• [TASK TO CARRY OUT]
Only the lines from the one containing "Reproduce this chart with Plotly." through the one containing "return 1 - y / H" belong in the answer; copy them exactly and leave out pictures.

— start SOURCE RECORDS —

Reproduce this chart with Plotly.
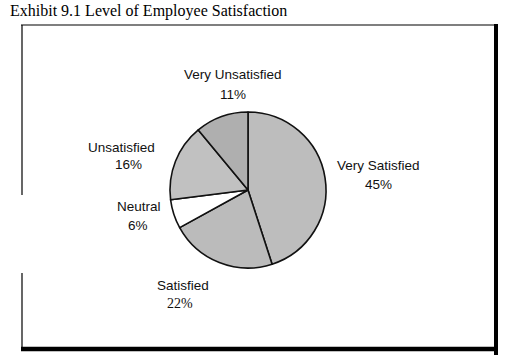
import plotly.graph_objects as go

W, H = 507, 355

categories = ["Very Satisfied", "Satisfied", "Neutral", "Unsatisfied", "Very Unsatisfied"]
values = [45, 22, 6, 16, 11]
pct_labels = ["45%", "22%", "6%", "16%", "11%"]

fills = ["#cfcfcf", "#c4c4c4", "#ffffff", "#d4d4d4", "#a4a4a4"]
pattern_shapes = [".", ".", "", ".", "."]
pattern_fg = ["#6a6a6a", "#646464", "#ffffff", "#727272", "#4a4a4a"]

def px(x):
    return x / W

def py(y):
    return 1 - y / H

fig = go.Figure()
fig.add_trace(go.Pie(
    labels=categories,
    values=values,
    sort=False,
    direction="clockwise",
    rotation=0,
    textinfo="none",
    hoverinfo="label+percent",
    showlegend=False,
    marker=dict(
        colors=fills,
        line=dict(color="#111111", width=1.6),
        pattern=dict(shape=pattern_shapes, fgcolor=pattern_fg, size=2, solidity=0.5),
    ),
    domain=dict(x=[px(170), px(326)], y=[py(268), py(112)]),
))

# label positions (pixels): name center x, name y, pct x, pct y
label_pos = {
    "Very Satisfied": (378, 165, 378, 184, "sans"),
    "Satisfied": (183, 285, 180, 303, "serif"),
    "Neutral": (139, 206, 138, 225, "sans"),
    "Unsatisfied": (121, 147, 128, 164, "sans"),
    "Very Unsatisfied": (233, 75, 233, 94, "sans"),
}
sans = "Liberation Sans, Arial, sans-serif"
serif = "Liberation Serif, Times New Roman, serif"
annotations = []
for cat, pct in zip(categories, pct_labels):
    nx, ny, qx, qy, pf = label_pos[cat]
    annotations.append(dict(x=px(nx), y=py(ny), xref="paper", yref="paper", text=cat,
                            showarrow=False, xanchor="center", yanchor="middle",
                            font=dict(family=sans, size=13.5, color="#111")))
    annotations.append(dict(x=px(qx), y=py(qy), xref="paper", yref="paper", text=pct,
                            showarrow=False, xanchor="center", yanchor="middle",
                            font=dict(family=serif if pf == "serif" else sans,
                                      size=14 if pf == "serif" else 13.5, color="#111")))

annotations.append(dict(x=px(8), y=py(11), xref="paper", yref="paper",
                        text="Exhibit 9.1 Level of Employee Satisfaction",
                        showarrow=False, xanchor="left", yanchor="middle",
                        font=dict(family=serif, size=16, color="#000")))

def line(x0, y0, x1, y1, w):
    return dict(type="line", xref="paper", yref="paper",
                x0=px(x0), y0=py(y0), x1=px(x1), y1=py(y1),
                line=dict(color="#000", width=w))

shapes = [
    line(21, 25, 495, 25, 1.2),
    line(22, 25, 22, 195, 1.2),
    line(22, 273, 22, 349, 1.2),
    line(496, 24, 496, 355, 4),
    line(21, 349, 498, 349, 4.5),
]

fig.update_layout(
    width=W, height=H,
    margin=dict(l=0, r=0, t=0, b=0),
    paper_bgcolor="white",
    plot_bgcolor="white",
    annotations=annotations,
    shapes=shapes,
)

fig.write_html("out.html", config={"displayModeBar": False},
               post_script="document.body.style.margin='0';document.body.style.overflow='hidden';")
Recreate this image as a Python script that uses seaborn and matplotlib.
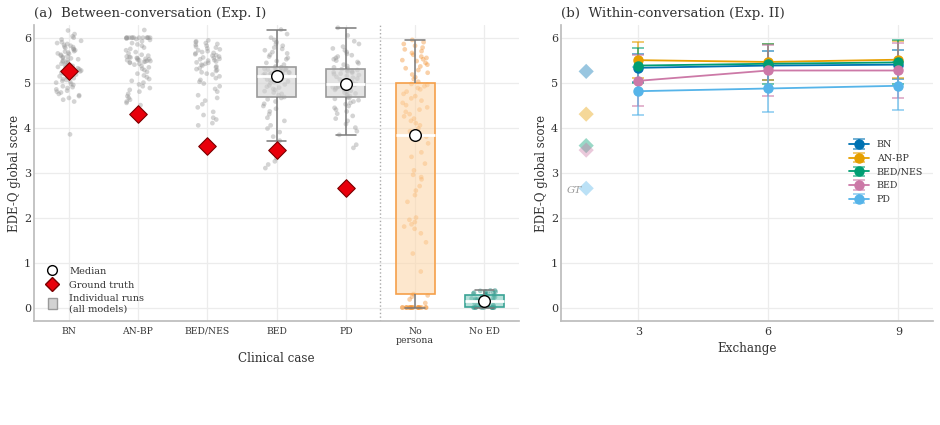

— end SOURCE RECORDS —
— start SOURCE RECORDS —

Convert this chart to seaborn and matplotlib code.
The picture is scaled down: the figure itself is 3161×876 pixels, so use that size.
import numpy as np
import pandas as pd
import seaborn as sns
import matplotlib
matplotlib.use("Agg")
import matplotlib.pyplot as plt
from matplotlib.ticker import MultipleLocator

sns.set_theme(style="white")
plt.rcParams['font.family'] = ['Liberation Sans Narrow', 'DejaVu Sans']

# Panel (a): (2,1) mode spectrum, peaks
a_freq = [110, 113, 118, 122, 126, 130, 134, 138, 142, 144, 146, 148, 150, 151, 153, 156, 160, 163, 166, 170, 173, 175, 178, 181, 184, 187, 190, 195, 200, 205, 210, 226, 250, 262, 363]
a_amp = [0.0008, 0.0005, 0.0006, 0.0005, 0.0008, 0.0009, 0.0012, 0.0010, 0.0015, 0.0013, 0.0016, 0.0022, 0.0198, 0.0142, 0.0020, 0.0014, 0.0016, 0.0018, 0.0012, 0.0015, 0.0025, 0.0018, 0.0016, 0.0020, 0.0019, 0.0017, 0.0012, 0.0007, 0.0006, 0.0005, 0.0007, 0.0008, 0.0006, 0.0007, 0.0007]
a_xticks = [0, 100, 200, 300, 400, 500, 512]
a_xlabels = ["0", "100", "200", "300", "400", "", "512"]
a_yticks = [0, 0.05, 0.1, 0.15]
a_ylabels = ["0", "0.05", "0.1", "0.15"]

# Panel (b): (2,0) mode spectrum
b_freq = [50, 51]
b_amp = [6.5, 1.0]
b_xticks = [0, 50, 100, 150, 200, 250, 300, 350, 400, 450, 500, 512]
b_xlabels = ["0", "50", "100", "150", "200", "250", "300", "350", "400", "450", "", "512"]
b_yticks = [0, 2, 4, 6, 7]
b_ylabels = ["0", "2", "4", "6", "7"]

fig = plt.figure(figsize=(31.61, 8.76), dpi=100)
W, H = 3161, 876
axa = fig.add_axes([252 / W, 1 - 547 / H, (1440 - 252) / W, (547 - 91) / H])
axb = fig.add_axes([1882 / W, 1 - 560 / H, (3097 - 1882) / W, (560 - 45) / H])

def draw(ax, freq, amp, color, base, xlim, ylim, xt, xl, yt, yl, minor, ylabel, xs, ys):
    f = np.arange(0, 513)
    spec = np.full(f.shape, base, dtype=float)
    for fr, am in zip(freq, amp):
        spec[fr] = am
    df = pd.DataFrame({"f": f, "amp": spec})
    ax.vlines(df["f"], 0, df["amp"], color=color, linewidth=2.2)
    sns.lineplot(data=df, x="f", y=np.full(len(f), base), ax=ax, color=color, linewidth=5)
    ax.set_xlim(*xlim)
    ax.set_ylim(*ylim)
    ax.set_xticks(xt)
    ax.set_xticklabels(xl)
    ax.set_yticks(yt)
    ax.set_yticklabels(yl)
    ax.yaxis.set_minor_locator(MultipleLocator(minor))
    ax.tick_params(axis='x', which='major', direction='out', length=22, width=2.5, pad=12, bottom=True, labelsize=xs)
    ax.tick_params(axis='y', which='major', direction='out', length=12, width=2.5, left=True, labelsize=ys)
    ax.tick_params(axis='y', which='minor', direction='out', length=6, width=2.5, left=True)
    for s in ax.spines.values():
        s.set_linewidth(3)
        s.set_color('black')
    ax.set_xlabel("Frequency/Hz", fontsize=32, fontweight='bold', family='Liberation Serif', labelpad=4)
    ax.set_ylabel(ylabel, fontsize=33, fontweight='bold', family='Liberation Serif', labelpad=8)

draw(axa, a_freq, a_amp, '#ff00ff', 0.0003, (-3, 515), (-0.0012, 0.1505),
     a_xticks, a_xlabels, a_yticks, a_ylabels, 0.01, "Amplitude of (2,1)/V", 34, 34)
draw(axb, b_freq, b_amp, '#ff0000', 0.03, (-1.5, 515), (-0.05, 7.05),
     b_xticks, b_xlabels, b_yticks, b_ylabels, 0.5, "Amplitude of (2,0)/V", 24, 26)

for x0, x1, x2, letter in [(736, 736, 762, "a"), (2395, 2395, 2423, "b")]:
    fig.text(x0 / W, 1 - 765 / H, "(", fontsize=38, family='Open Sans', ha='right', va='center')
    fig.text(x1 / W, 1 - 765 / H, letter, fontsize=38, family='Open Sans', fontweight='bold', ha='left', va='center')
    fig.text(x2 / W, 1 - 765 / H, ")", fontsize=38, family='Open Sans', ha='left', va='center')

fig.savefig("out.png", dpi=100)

— end SOURCE RECORDS —
— start SOURCE RECORDS —

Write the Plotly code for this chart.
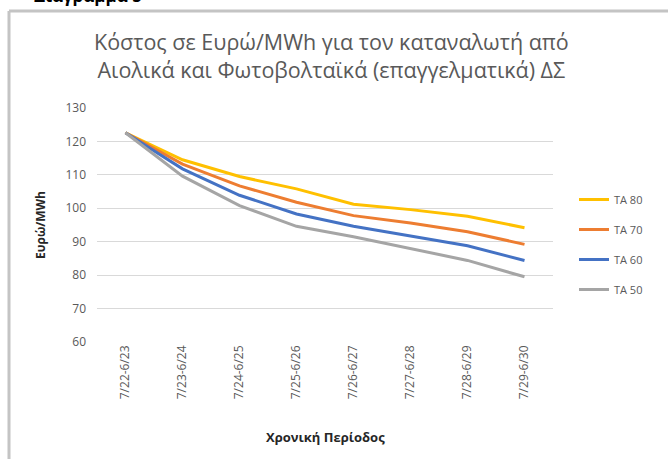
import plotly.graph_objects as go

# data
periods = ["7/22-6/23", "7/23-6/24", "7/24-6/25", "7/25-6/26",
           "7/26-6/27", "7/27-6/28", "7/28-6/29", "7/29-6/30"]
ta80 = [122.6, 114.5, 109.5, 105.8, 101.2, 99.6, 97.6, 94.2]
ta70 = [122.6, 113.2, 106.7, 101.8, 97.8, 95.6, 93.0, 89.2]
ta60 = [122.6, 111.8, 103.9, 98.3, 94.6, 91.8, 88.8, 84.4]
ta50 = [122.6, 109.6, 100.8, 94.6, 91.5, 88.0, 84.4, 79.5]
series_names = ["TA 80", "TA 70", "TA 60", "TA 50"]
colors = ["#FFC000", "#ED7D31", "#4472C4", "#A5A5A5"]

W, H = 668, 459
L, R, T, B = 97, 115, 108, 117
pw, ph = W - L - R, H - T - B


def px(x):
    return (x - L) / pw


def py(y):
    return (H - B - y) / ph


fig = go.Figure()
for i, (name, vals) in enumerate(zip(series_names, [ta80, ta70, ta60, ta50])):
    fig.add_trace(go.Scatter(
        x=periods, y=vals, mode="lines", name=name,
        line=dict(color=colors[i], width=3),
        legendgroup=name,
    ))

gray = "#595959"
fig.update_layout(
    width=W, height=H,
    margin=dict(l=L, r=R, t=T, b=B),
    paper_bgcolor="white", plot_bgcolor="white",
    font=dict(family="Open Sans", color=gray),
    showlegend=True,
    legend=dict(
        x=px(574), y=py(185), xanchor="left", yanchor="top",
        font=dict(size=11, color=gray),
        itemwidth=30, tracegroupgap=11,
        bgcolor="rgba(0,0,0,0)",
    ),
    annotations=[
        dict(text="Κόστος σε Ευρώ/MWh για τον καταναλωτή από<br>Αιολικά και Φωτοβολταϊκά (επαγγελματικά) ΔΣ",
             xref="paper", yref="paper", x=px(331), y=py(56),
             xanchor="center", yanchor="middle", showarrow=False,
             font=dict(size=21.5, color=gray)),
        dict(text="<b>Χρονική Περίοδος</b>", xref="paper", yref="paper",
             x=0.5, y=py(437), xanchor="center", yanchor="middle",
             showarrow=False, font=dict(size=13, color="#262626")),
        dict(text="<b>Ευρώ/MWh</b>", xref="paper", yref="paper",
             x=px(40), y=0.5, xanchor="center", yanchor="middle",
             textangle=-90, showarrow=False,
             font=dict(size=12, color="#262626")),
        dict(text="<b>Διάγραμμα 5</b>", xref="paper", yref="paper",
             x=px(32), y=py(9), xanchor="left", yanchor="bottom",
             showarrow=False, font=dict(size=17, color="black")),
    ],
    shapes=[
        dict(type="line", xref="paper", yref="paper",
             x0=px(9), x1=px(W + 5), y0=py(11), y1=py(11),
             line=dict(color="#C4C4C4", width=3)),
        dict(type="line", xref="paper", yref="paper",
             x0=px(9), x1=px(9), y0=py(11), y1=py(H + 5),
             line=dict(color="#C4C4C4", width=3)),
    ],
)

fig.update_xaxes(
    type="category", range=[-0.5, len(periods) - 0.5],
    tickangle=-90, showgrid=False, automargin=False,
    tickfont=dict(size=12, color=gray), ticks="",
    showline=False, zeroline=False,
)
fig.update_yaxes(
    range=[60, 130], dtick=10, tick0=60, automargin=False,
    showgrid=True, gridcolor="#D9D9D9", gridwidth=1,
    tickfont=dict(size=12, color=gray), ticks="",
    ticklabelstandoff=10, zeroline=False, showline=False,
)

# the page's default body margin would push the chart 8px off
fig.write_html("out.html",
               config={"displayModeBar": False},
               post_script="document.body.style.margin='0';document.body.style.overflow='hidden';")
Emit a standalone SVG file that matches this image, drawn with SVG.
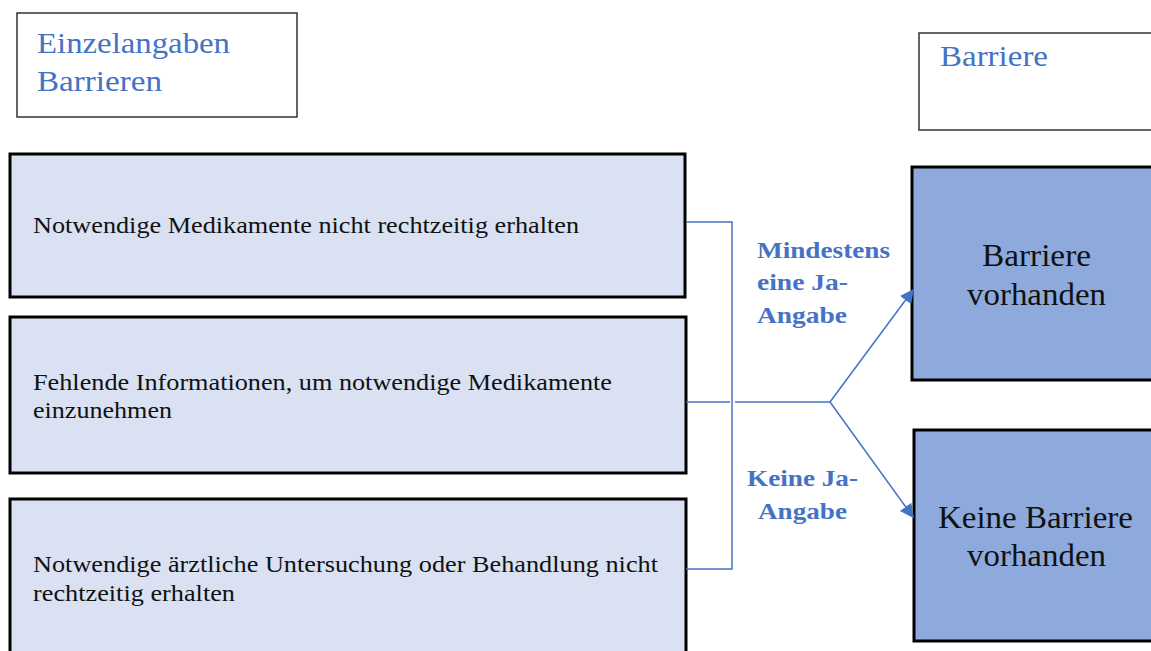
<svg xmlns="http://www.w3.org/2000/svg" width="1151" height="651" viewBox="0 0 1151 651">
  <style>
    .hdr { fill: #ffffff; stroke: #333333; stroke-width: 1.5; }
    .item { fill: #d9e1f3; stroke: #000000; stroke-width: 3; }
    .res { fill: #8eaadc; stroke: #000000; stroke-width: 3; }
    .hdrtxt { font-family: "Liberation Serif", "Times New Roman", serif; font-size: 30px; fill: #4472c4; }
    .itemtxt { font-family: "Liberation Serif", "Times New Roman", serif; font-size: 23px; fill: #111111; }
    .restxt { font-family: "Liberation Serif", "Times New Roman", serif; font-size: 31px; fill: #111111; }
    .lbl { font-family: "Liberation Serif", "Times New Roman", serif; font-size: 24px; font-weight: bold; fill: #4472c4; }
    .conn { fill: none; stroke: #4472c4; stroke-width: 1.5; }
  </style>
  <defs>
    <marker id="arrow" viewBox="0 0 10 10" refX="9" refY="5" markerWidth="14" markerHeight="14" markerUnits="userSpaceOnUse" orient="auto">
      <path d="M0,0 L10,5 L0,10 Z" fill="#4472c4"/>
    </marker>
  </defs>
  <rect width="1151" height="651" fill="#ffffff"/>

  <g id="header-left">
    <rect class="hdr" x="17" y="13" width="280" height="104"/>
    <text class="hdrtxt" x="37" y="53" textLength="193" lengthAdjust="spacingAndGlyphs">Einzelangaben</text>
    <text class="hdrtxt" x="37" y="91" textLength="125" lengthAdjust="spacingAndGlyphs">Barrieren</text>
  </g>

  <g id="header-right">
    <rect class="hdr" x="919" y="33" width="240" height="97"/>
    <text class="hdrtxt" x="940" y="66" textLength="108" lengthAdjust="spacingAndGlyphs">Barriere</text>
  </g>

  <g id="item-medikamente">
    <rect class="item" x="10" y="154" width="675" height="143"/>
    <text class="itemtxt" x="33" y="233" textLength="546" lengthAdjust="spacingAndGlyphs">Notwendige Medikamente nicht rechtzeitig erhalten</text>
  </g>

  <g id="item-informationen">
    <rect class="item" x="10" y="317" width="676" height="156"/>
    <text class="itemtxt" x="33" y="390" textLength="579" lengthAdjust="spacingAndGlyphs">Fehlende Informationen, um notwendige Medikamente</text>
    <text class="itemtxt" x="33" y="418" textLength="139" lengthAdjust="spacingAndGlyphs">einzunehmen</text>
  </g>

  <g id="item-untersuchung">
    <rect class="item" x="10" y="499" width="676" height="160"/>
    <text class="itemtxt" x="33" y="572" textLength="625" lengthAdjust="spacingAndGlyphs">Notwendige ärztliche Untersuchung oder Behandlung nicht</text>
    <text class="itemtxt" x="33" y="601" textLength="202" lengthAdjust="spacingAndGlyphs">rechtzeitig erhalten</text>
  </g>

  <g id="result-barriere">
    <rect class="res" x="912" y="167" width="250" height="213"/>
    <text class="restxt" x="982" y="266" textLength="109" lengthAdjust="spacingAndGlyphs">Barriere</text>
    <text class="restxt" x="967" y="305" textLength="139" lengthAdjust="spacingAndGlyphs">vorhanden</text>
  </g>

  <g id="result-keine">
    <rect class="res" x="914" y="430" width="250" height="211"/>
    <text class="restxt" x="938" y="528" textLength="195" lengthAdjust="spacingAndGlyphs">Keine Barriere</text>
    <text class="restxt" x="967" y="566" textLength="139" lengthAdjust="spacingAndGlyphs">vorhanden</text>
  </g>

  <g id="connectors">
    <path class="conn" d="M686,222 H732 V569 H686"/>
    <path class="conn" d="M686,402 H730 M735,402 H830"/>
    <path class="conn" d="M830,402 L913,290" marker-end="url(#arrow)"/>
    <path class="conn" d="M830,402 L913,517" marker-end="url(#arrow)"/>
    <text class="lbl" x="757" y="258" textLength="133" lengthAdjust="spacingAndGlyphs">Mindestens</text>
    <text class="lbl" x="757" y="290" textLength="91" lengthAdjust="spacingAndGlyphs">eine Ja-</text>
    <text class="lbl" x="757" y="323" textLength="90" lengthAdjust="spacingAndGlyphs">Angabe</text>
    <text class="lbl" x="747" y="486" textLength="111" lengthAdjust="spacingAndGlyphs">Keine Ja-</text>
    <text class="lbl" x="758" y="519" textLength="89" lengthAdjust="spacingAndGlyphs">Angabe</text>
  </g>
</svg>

— end SOURCE RECORDS —

• [SOLUTION]
Reproduce this chart with Plotly.
import plotly.graph_objects as go

W, H = 507, 355

categories = ["Very Satisfied", "Satisfied", "Neutral", "Unsatisfied", "Very Unsatisfied"]
values = [45, 22, 6, 16, 11]
pct_labels = ["45%", "22%", "6%", "16%", "11%"]

fills = ["#cfcfcf", "#c4c4c4", "#ffffff", "#d4d4d4", "#a4a4a4"]
pattern_shapes = [".", ".", "", ".", "."]
pattern_fg = ["#6a6a6a", "#646464", "#ffffff", "#727272", "#4a4a4a"]

def px(x):
    return x / W

def py(y):
    return 1 - y / H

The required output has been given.